Back then, AMD talked of user-configurable HT Assist index sizes that could be set in the BIOS. Since that time, the firm has instead settled on a static index size of 1MB, which it considers the most optimal tradeoff between cache size and index granularity. To keep things simple, including Istanbul validation for system vendors, the index size will not be user-configurable. AMD has also decided not to enabled HT Assist by default on 2P systems, because the reduction in probe traffic on a 2P box isn't worth the loss of 1MB of L3 cache per processor. For what it's worth, our 2P SuperMicro H8DMU+ motherboard does expose a BIOS option to enable this feature, and we found that enabling it produced no appreciable increase in Stream bandwidth.
Like Shanghai before it, Istanbul is produced by GlobalFoundries on its 45nm SOI fabrication process. Istanbul weighs in at 904 million transistors, and its six-core die is 346 mm². Compare that to Shanghai, which is 758 million transistors and 258 mm². Istanbul isn't 50% larger by either count, although its core count is up from four to six, because a 6MB L3 cache occupies a large portion of both chips. Intel's Nehalem Xeons, of course, are also 45nm chips, and have dimensions very similar to Shanghai, with roughly 751 million transistors in a 263 mm² die. In other words, even if AMD does match Nehalem with Istanbul, it will be doing so with a considerably larger chip.
The comparison to Nehalem is instructive for many reasons, not least of which is the very different approaches AMD and Intel have taken with their latest CPU architectures.

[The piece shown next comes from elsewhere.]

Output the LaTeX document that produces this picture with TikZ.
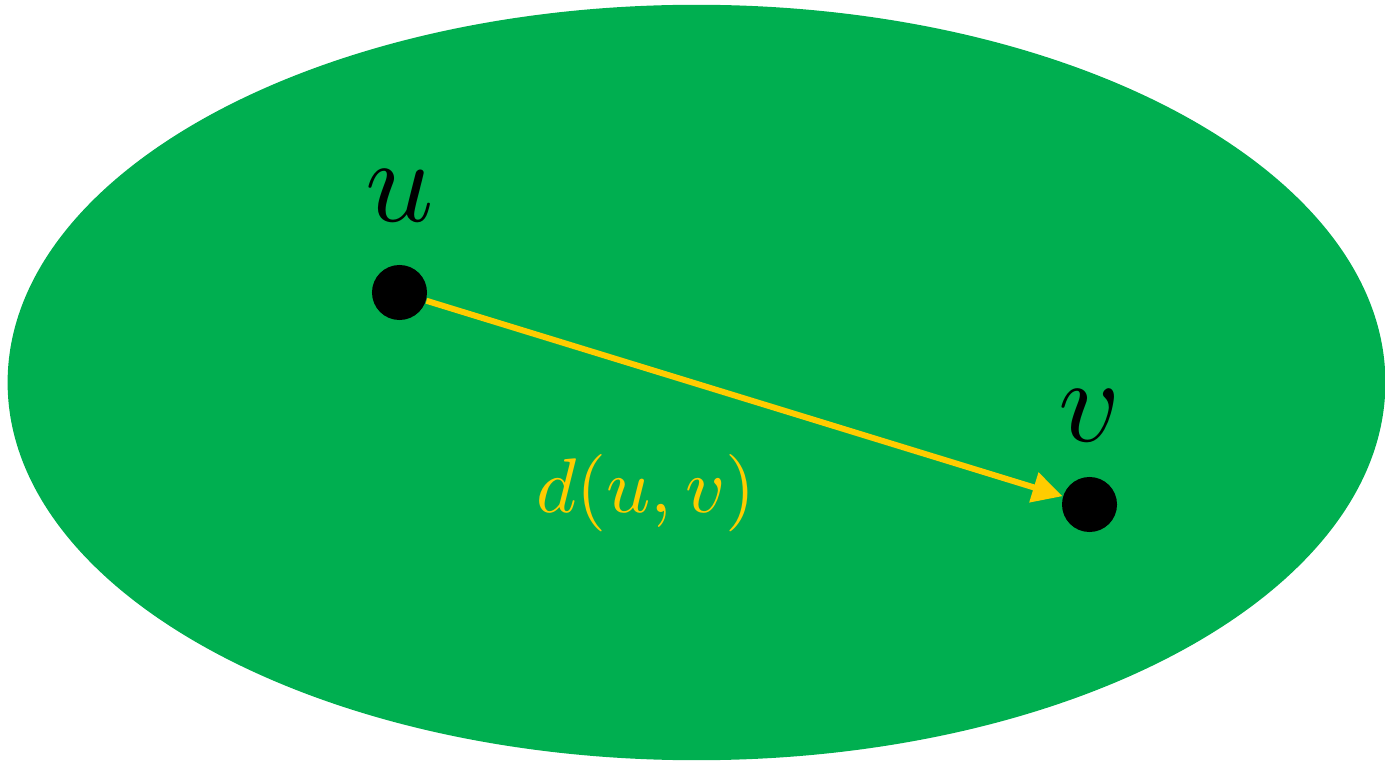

From a certain way of looking at things, they reach similar destinations by different paths. Istanbul, of course, has six execution cores, each of which can issue three instructions per clock. Nehalem has four cores, but they are true four-issue cores, capable of issuing, executing, and retiring four instructions per clock. Chip wide, then, Istanbul can issue 18 instructions per clock, while Nehalem can issue 16closer than one might think, when just considering core counts. Also, thanks to simultaneous multithreading, Nehalem can track eight hardware threads, to Istanbul's six, for greater thread-level parallelism. Perhaps most decisive for many of today's workloads is the fact that Nehalem has three channels of DDR3 memory per socket, versus Istanbul's two channels of DDR2. Despite its larger die size and higher core count, Istanbul isn't necessarily far-and-way superior to Nehalem, even in theory.
That's the match-up in the 2P space, but 4P and better servers may be more hospitable ground for the time being. The Xeon 7400 series processors, better known as Dunnington, have six cores, but are based on Intel's older microarchitecture. AMD expects Istanbul to give it a clear lead in this space, at least until Nehalem-EX arrives later this year with native octal cores and four memory channels per socket.